* Data provided *
— Start —
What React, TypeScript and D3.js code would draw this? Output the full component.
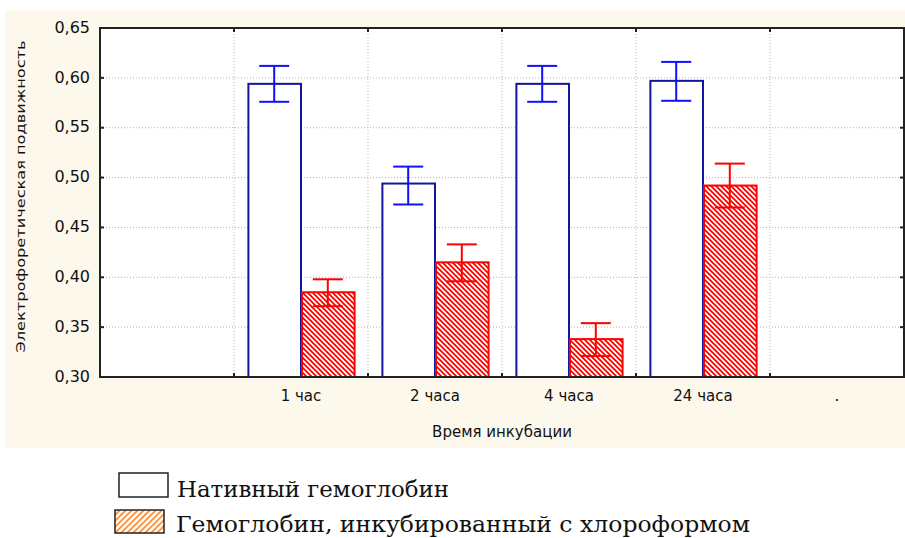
import React from "react";
import * as d3 from "d3";

const width = 905;
const height = 538;
const margin = { top: 28, right: 1, bottom: 161, left: 100 };

const categories = ["", "1 час", "2 часа", "4 часа", "24 часа", "."];
const groups = ["1 час", "2 часа", "4 часа", "24 часа"];
const series = ["Нативный гемоглобин", "Гемоглобин, инкубированный с хлороформом"];

const nativeMean = [0.594, 0.494, 0.594, 0.597];
const nativeLow = [0.576, 0.473, 0.576, 0.577];
const nativeHigh = [0.612, 0.511, 0.612, 0.616];

const chlMean = [0.385, 0.415, 0.338, 0.492];
const chlLow = [0.371, 0.396, 0.321, 0.470];
const chlHigh = [0.398, 0.433, 0.354, 0.514];

const yTicks = [0.3, 0.35, 0.4, 0.45, 0.5, 0.55, 0.6, 0.65];

const fmt = (v: number) => v.toFixed(2).replace(".", ",");

export default function App() {
  const x0 = margin.left;
  const x1 = width - margin.right;
  const y0 = height - margin.bottom;
  const yTop = margin.top;

  const xScale = d3.scaleBand().domain(categories).range([x0, x1]).padding(0);
  const inner = d3
    .scaleBand()
    .domain(series)
    .range([0, xScale.bandwidth()])
    .paddingInner(0)
    .paddingOuter(0.25);
  const yScale = d3.scaleLinear().domain([0.3, 0.65]).range([y0, yTop]);

  const bounds = categories.slice(1).map(c => xScale(c) as number);

  const bars = groups.flatMap((g, i) => [
    { key: g + "n", x: (xScale(g) as number) + (inner(series[0]) as number), mean: nativeMean[i], lo: nativeLow[i], hi: nativeHigh[i], kind: 0 },
    { key: g + "c", x: (xScale(g) as number) + (inner(series[1]) as number), mean: chlMean[i], lo: chlLow[i], hi: chlHigh[i], kind: 1 },
  ]);
  const bw = inner.bandwidth();

  const axisFont = "'DejaVu Sans', Arial, sans-serif";

  return (
    <svg width={width} height={height} style={{ position: "absolute", left: 0, top: 0 }}>
      <defs>
        <pattern id="hatchRed" patternUnits="userSpaceOnUse" width={5} height={5}>
          <rect width={5} height={5} fill="#fff" />
          <path d="M-1,-1 L6,6 M-1,4 L1,6 M4,-1 L6,1" stroke="#ff0000" strokeWidth={1.8} />
        </pattern>
        <pattern id="hatchOrange" patternUnits="userSpaceOnUse" width={6} height={6}>
          <rect width={6} height={6} fill="#fff" />
          <path d="M-1,7 L7,-1 M-1,1 L1,-1 M5,7 L7,5" stroke="#ff8a2a" strokeWidth={1.6} />
        </pattern>
      </defs>
      <rect x={0} y={0} width={width} height={height} fill="#fff" />
      <rect x={5} y={10} width={900} height={438} fill="#fdf8ec" />
      <rect x={x0} y={yTop} width={x1 - x0} height={y0 - yTop} fill="#fff" />

      {/* grid */}
      {yTicks.slice(1, -1).map(t => (
        <line key={"gy" + t} x1={x0} x2={x1} y1={yScale(t)} y2={yScale(t)} stroke="#b4b4b4" strokeWidth={1} strokeDasharray="1,2" />
      ))}
      {bounds.map(b => (
        <line key={"gx" + b} x1={b} x2={b} y1={yTop} y2={y0} stroke="#b4b4b4" strokeWidth={1} strokeDasharray="1,2" />
      ))}

      {/* bars */}
      {bars.map(b => (
        <rect
          key={b.key}
          x={b.x + 1}
          y={yScale(b.mean)}
          width={bw - 1}
          height={y0 - yScale(b.mean)}
          fill={b.kind === 0 ? "#fff" : "url(#hatchRed)"}
          stroke={b.kind === 0 ? "#14149c" : "#ff0000"}
          strokeWidth={2}
        />
      ))}
      {bars.map(b => {
        const cx = b.x + bw / 2;
        const c = b.kind === 0 ? "#1010ff" : "#ff0000";
        return (
          <g key={"e" + b.key} stroke={c} strokeWidth={2}>
            <line x1={cx} x2={cx} y1={yScale(b.hi)} y2={yScale(b.lo)} />
            <line x1={cx - 15} x2={cx + 15} y1={yScale(b.hi)} y2={yScale(b.hi)} />
            <line x1={cx - 15} x2={cx + 15} y1={yScale(b.lo)} y2={yScale(b.lo)} />
          </g>
        );
      })}

      {/* frame and ticks */}
      <rect x={x0} y={yTop} width={x1 - x0} height={y0 - yTop} fill="none" stroke="#222" strokeWidth={2} />
      {yTicks.slice(1, -1).map(t => (
        <g key={"yt" + t} stroke="#222" strokeWidth={2}>
          <line x1={x0} x2={x0 + 4} y1={yScale(t)} y2={yScale(t)} />
          <line x1={x1 - 4} x2={x1} y1={yScale(t)} y2={yScale(t)} />
        </g>
      ))}
      {bounds.map(b => (
        <g key={"xt" + b} stroke="#222" strokeWidth={2}>
          <line x1={b} x2={b} y1={y0} y2={y0 - 4} />
          <line x1={b} x2={b} y1={yTop} y2={yTop + 4} />
        </g>
      ))}

      {/* tick labels */}
      {yTicks.map(t => (
        <text key={"yl" + t} x={90} y={yScale(t) - 1} dy="0.36em" textAnchor="end" fontFamily={axisFont} fontSize={16} fill="#111">
          {fmt(t)}
        </text>
      ))}
      {categories.map(c => (
        <text key={"xl" + c} x={(xScale(c) as number) + xScale.bandwidth() / 2} y={401} textAnchor="middle" fontFamily={axisFont} fontSize={15} fill="#111">
          {c}
        </text>
      ))}
      <text x={(x0 + x1) / 2} y={437} textAnchor="middle" fontFamily={axisFont} fontSize={15} fill="#111">
        Время инкубации
      </text>
      <text
        transform={`translate(25,${(yTop + y0) / 2 - 6}) rotate(-90)`}
        textAnchor="middle"
        fontFamily={axisFont}
        fontSize={13}
        fill="#111"
        textLength={312}
        lengthAdjust="spacingAndGlyphs"
      >
        Электрофоретическая подвижность
      </text>

      {/* legend */}
      <rect x={119} y={473} width={49} height={24} fill="#fff" stroke="#222" strokeWidth={1.5} />
      <text x={177} y={497} fontFamily="'DejaVu Serif', serif" fontSize={23} fill="#111" textLength={272} lengthAdjust="spacingAndGlyphs">
        {series[0]}
      </text>
      <rect x={115} y={510} width={49} height={23} fill="url(#hatchOrange)" stroke="#222" strokeWidth={1.5} />
      <text x={176} y={532} fontFamily="'DejaVu Serif', serif" fontSize={23} fill="#111" textLength={574} lengthAdjust="spacingAndGlyphs">
        {series[1]}
      </text>
    </svg>
  );
}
— End —
Without the pictures, please reproduce each line of the listing above exactly, from the first one through the line bearing "const nativeHigh = [0.612, 0.511, 0.612, 0.616];".

What React, TypeScript and D3.js code would draw this? Output the full component.
import React from "react";
import * as d3 from "d3";

const width = 905;
const height = 538;
const margin = { top: 28, right: 1, bottom: 161, left: 100 };

const categories = ["", "1 час", "2 часа", "4 часа", "24 часа", "."];
const groups = ["1 час", "2 часа", "4 часа", "24 часа"];
const series = ["Нативный гемоглобин", "Гемоглобин, инкубированный с хлороформом"];

const nativeMean = [0.594, 0.494, 0.594, 0.597];
const nativeLow = [0.576, 0.473, 0.576, 0.577];
const nativeHigh = [0.612, 0.511, 0.612, 0.616];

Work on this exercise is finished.